En matière de travail et d’emploi, par transposition de la directive européenne 2000/78 du 27 novembre 200025, tous les employeurs, privés comme publics, sont tenus, quel que soit leur effectif, à une obligation « d’aménagement raisonnable » à l’égard des travailleurs en situation de handicap. Cela signifie que tout employeur est légalement tenu de prendre, en fonction des besoins dans une situation concrète, les mesures appropriées pour permettre aux travailleurs handicapés d'accéder à un emploi ou de conserver un emploi correspondant à leur qualification, de l'exercer ou d'y progresser ou pour qu'une formation adaptée à leurs besoins leur soit dispensée.

Par ailleurs, l’employeur est responsable de la santé et de la sécurité de ses salariés. Il est également garant de la démarche de prévention et de santé au travail et de sa mise en œuvre.
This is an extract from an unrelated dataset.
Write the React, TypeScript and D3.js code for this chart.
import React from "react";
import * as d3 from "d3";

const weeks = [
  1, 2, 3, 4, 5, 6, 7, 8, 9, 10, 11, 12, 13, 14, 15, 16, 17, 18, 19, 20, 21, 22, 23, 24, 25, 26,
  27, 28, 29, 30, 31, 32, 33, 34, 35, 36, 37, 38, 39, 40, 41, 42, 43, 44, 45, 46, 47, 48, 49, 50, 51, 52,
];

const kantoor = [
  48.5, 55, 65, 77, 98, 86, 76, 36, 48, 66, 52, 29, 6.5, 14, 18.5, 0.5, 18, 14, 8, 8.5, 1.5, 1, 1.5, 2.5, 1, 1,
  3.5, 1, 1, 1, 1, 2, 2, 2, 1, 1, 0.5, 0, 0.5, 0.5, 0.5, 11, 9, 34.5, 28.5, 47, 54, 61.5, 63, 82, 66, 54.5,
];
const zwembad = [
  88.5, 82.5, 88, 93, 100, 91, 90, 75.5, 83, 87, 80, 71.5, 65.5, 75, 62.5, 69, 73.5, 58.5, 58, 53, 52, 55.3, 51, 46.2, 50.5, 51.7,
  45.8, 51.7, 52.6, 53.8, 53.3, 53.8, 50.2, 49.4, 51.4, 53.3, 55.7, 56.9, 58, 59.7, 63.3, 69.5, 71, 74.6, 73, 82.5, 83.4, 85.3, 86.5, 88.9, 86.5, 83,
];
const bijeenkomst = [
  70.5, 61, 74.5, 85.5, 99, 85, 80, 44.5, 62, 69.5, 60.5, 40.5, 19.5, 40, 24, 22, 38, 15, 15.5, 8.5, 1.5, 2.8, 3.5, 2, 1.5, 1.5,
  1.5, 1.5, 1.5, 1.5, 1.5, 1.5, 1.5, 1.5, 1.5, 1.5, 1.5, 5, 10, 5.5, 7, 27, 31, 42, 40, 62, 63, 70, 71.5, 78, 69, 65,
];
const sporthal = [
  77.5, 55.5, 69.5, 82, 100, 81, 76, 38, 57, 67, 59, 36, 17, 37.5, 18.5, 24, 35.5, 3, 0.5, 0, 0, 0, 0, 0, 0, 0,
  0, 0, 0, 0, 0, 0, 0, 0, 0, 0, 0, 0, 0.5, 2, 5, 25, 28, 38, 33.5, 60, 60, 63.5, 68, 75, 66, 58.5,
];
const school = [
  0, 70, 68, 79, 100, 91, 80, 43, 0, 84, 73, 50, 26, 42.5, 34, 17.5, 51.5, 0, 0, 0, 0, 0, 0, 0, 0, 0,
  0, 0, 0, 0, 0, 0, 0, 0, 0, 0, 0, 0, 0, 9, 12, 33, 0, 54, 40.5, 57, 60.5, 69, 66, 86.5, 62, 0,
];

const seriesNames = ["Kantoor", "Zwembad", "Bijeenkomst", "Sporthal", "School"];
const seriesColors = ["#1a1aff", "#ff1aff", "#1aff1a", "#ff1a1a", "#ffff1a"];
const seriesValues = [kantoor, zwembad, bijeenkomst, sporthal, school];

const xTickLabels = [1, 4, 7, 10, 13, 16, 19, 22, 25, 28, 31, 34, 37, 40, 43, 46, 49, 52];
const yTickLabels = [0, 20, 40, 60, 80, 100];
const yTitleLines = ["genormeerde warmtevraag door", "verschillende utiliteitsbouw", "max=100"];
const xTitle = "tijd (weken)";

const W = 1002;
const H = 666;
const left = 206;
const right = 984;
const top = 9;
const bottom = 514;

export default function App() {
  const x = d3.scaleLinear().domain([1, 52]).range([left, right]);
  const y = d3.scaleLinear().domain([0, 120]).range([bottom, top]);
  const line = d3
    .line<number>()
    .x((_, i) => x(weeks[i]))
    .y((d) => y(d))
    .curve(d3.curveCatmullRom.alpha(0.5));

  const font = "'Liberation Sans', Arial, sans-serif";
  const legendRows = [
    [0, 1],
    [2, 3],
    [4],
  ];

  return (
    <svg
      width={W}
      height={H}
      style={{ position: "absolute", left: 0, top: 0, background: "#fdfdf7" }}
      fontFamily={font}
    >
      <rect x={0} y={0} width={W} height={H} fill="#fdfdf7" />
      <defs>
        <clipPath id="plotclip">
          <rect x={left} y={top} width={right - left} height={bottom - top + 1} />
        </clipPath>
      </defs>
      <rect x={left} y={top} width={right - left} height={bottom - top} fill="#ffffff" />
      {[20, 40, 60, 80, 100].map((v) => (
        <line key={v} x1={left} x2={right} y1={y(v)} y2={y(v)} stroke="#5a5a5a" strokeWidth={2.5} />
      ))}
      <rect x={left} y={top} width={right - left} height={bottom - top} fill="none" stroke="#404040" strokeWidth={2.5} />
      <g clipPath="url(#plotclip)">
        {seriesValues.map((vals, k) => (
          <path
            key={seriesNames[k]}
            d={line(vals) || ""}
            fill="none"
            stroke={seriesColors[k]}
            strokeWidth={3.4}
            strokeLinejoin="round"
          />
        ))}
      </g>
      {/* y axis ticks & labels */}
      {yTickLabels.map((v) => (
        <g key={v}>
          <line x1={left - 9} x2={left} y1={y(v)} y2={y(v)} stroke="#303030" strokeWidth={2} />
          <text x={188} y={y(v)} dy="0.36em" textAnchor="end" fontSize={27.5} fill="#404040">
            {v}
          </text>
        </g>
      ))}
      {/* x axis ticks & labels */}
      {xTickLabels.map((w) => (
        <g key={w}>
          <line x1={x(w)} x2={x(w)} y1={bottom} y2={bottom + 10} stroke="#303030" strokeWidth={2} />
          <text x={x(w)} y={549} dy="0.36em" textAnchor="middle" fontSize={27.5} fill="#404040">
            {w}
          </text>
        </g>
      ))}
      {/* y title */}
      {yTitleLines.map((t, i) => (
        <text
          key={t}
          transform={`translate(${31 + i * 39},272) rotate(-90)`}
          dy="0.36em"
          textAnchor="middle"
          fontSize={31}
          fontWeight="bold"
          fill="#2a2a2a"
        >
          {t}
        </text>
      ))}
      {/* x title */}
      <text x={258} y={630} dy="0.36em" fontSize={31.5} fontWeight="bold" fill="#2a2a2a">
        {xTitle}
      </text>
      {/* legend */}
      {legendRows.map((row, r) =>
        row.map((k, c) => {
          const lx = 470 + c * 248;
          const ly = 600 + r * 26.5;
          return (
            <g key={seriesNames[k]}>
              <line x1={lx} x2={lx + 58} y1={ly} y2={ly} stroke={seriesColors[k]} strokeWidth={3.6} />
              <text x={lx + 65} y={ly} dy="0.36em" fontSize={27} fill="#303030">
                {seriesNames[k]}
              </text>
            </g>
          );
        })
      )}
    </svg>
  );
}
Il doit prendre les mesures nécessaires pour assurer la sécurité et protéger la santé physique et mentale des travailleurs. 
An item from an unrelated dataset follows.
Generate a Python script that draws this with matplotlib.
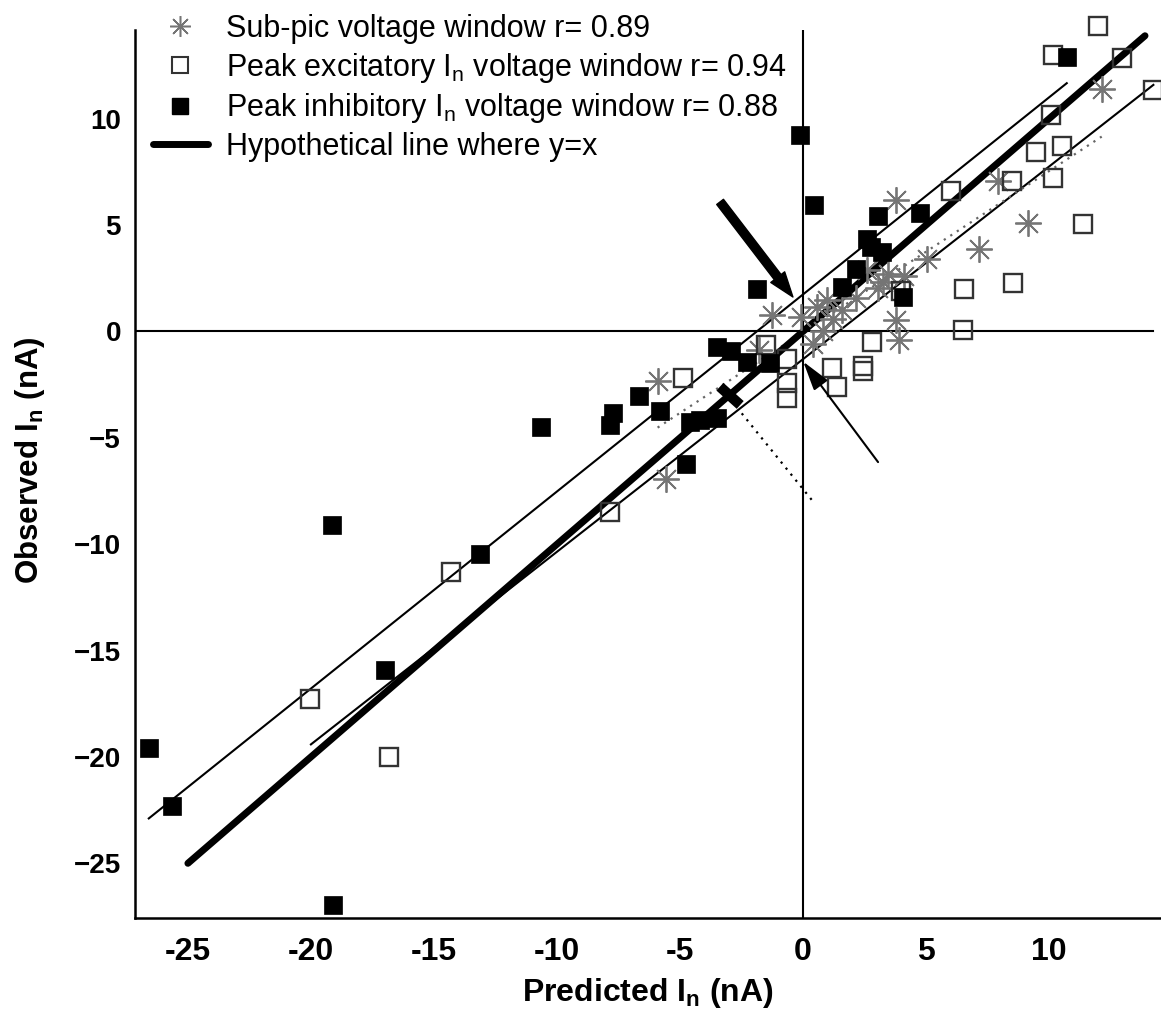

 Pour mener à bien sa démarche de prévention, l’employeur s’appuie sur un ensemble d’acteurs (ressources humaines, encadrement, représentants du personnel, services de prévention et de santé au travail) parmi lesquels la médecine du travail, qui se trouve au centre du dialogue entre l’organisation et le salarié malade et joue un rôle clé. 
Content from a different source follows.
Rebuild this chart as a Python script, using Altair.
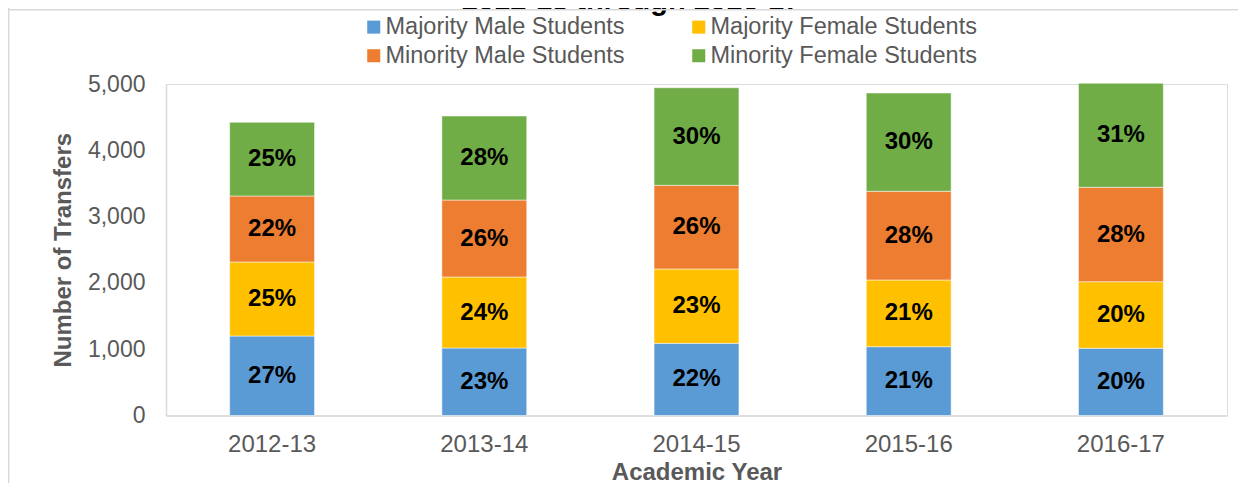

Cependant, si le Code du travail impose à l’employeur d’organiser ou d’adhérer à un service de prévention et de santé au travail (SPST), il est reconnu que la pénurie de personnel médical, le manque de moyens et la dévaluation de la médecine du travail ne permettent pas à ses agents de mener à bien leurs missions et d’assurer le suivi renforcé de la santé des salariés. 

Les recommandations : 

  • La Défenseure des droits souhaite réaffirmer le principe de non-discrimination dans l’accès à l’emploi des personnes atteintes de pathologies chroniques.
  • Afin de favoriser le maintien dans l’emploi des personnes atteintes de maladie chronique, la Défenseure recommande de renforcer les dispositions légales en matière de lutte contre les discriminations fondées sur l’état de santé ou le handicap. Elle invite notamment à modifier la définition de la discrimination fondée sur le handicap, prévue par la loi du 27 mai 2008, afin d’y inscrire l’obligation d’aménagement raisonnable dans tous les domaines et secteurs concernés, conformément aux recommandations du Comité des droits des personnes handicapées des Nations unies. 
  • Elle recommande aux pouvoirs publics de mettre en œuvre une politique volontariste de prévention renforcée des emplois les plus à risque, notamment dans les secteurs employant une part importante de salariés non qualifiés
  • Au-delà du respect des obligations légales déjà existantes, la Défenseure des droits recommande aux organisations de promouvoir une approche globale et collective de la prévention de la santé au travail et de la lutte contre les discriminations liées à l’état de santé ou au handicap. À cette fin, la Défenseure des droits souligne tout d’abord l’importance pour chaque employeur de rendre l’obligation de formation des recruteurs instituée par la loi du 27 janvier 2017 relative à l’égalité et à la citoyenneté pleinement effective et d’y intégrer les enjeux liés aux maladies chroniques et aux discriminations fondées sur l’état de santé et le handicap.
  • Au-delà, la Défenseure des droits recommande aux pouvoirs publics d’encourager les employeurs, privés comme publics, à mener régulièrement des campagnes internes de sensibilisation et de formation pour améliorer l’information sur les enjeux de santé et les aménagements au sein des organisations. 
  • La Défenseure des droits alerte également sur la nécessité de renforcer les moyens dédiés aux acteurs clés de la prévention de la santé au travail et de la lutte contre les discriminations, afin notamment de consolider le droit au recours des salariés.